Personal information
- Full name: Christopher John Martin Sabburg
- Born: 2 January 1990 (age 36) Gatton, Queensland, Australia
- Batting: Left-handed
- Bowling: Right-arm off break
- Role: Batting all-rounder
- Relations: Andy Bichel (cousin); Dirk Tazelaar (uncle);

Domestic team information
- 2012/13–2013/14: Brisbane Heat (squad no. 22)
- 2021/22: Perth Scorchers (squad no. 24)
- T20 debut: 12 January 2013 Brisbane Heat v Hobart Hurricanes
- Last T20: 14 January 2022 Perth Scorchers v Adelaide Strikers

Career statistics
| Competition | Twenty20 |
| Matches | 12 |
| Runs scored | 69 |
| Batting average | 13.80 |
| 100s/50s | 0/0 |
| Top score | 19* |
| Balls bowled | 6 |
| Wickets | 0 |
| Bowling average | – |
| 5 wickets in innings | – |
| 10 wickets in match | – |
| Best bowling | – |
| Catches/stumpings | 8/– |
- Source: ESPNcricinfo, 8 August 2025

= Chris Sabburg =

Australian cricketer

Christopher John Martin Sabburg (born 2 January 1990) is an Australian cricketer. He played two seasons for Brisbane Heat in the Big Bash League in 2012 to 2014, before being added to the Perth Scorchers squad in 2022 as a COVID-19 replacement player.

Born to parents of German ancestry, Sabburg was considered one of the best fieldsman in Queensland even though he wasn't a full-time cricketer. He still managed to impress Brisbane Heat coach to earn a spot in the team for two seasons. He never got to bowl or bat in his first season, but he took five catches and played his part in Brisbane Heat's winning campaign in 2012–13 Big Bash League.

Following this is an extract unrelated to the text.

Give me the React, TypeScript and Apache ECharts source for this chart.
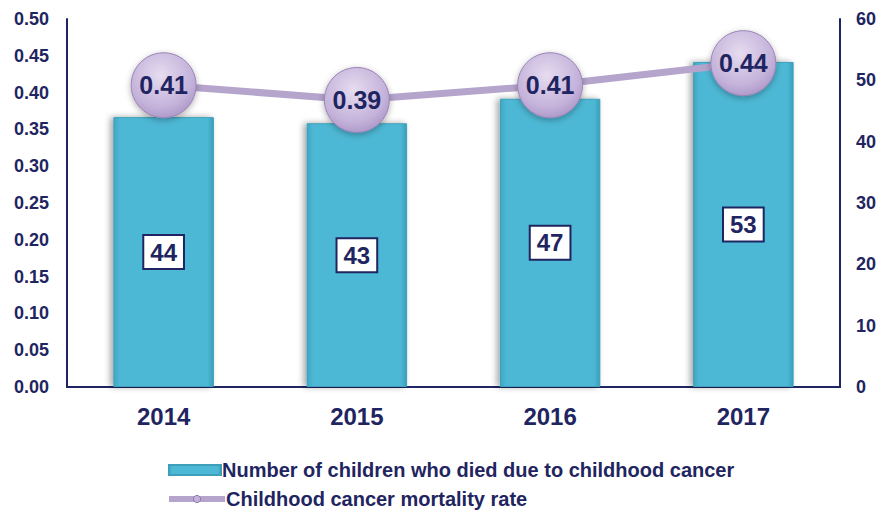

Sabburg made his debut for Perth Scorchers in January 2022, when Colin Munro was ruled out after testing positive to COVID-19. He came in to bat with Perth needing eight runs to win, and scored seven runs from only three balls, including the winning runs.

He first became a notable player after he took a successful catch to dismiss Kevin Pietersen on the 4th day of the first Test between England and Australia in 2013. Sabburg was fielding at fine leg for only two deliveries when Ryan Harris left the field for a short time. Pietersen hit a short ball from Mitchell Johnson towards fine leg where it was caught by Sabburg sprinting from the boundary to secure a catch. Pietersen was dismissed for 26 and Australia went on to win the game by 381 runs. Sabburg said after the game: "It wasn't a very hard catch, to be honest. I just had to do the simple things and catch it. All the boys got around so it was pretty awesome. I was hoping 'Harry' was going to stay off ... I wanted to stay on." It also was not the first time substitute fielders were notably used in a Test between England and Australia. In 2005 at Trent Bridge England's substitute fielder Gary Pratt famously ran out Ricky Ponting.